The Currency Of Things

When looking at the most significant tech stories of 2017 one that jumps out is the rise of cryptocurrency. Many theories emerged about the sudden interest in crypto, from fraud to rampant speculation to the next evolutionary step in decentralised technology. Yes, speculation is a big part of what’s happening, but I have another theory, one that sees a rapid shift away from traditional forms of value and commerce to blockchain/crypto enabled Internet-connected things.

First a brief primer on the difference between fiat currency and cryptocurrency. Fiat currency is legal tender whose value is backed by the government that issued it. Fiat currency’s value is supported by the government that issued it, think of the Pound, Euro, etc. In contrast, a cryptocurrency is a digital asset designed to work as a medium of exchange using cryptography to secure the transactions, to control the creation of additional units, and to verify the transfer of assets. It’s less a currency and more means of accounting and transfer/store of value.

Another way to think of the difference between the two is if fiat currency is made for people than cryptocurrency is made for machines.

Over the last decade or so the concept of “Internet of Things” (aka IoT) has been at the forefront of the digital transformation discussion. In a nutshell, the idea focuses on connecting anything and everything to the internet. The use cases could be as simple as a method for monitoring the activity of a device over the internet to more complex usages including various forms of automation.

The market for connecting things to the internet is growing fast. A recent report by Ericsson estimated that by 2023, there could be over 30 billion connected devices, of which around 20 billion is related to IoT. Connected IoT devices include connected cars, machines, meters, sensors, point-of-sale terminals, consumer electronics and wearables. Between 2017 and 2023, connected IoT devices are expected to increase at a CAGR of 19 percent, driven by new use cases and affordability.

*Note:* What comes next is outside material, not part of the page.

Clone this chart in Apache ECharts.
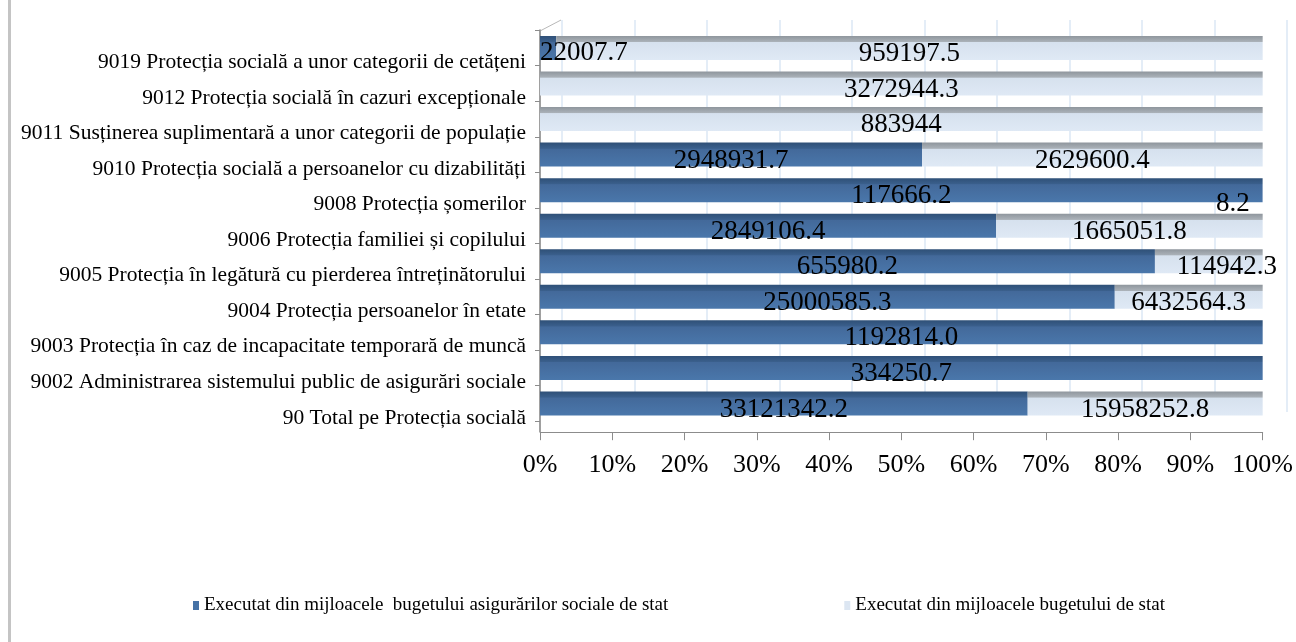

Now mix in the use of blockchain technology, a continuously growing list of records, called blocks, which are linked and secured using cryptography, the basis for most modern cryptocurrencies. Adding these technologies to IoT and you start to see exciting opportunities emerge. Imagine that each of the billions of devices connected to the Internet could someday include a digital wallet. These wallets could act as a simple accounting of the output of the device, or a method to generate and store value as well as a way to gain access to other forms of value, be it data, bandwidth, energy etc.

Now Imagine for a moment a wind turbine. A fairly straightforward use case, basically it creates cheap power from wind. Now imagine you included the ability to use part of that power to mine cryptocurrency. For those unfamiliar with how crypto mining works, essentially mining acts as a book keeping services to the crypto network such as Bitcoin or Ethereum. Mining is inherently 24/7 computer accounting called ‘verifying transactions’. Miners get paid a small reward for providing accounting services and receive fractions of coins every couple of days. The most prominent drawback is most of these mining algorithms are extraordinarily complicated and require vast amounts of energy to execute, which is expensive. So the majority of crypto mining happens in places where electricity is cheap such as China. Wind or solar power lowers the cost of energy to point mining “might” become profitable to installing cryptocurrency system alongside makes sense.

The profitability of mining isn’t the point; the ability to generate value is the point. At certain times of the day, electricity might be more profitable than mining crypto-currency, at other locations or times it might be the opposite. This value is tracked in the form of KWH or other units of measuring the output of wind turbine, but it could also be more easily tracked and traded using cryptocurrencies or tokens in the case of Ethereum. Ethereum, in particular, provides a kind of abstraction alongside the currency itself that facilities this well. These tokens are built on something called Smart Contracts.

The innovation in Ethereum compared to that of Bitcoin is how it improved upon bitcoin’s more restrictive contract language (a scripting language of a hundred or so scripts) and replaced it with a language that allows developers to write their programs. This innovation has opened to the world of new opportunities to not only transact, but for internet connected things to interact from a financial/economic point of view.

Ethereum allows developers to program their smart contracts, or ‘autonomous agents’, as the ethereum white paper, calls them. The language is ‘Turing-complete’, meaning it supports a broader set of computational instructions.

These Smart contracts can:

  • Function as ‘multi-signature’ accounts, so that funds are spent only when a required percentage of people agree
  • Manage agreements between users, say, if one buys insurance from the other.
  • Provide utility to other contracts (similar to how a software library works)
  • Store information about an application, such as domain registration information or access records, etc.

I imagine a future where utilization is measured directly in correlation to consumption. Taking a shower and automatically subtracts the corresponding amount of water you use, cooking dinner the stove has wallet the blockchain tracks usage in real time.

As we head into 2018, when you think about the power of cryptocurrency, stop thinking about how cryptocurrency enriches people and start thinking about how it enriches the things around you.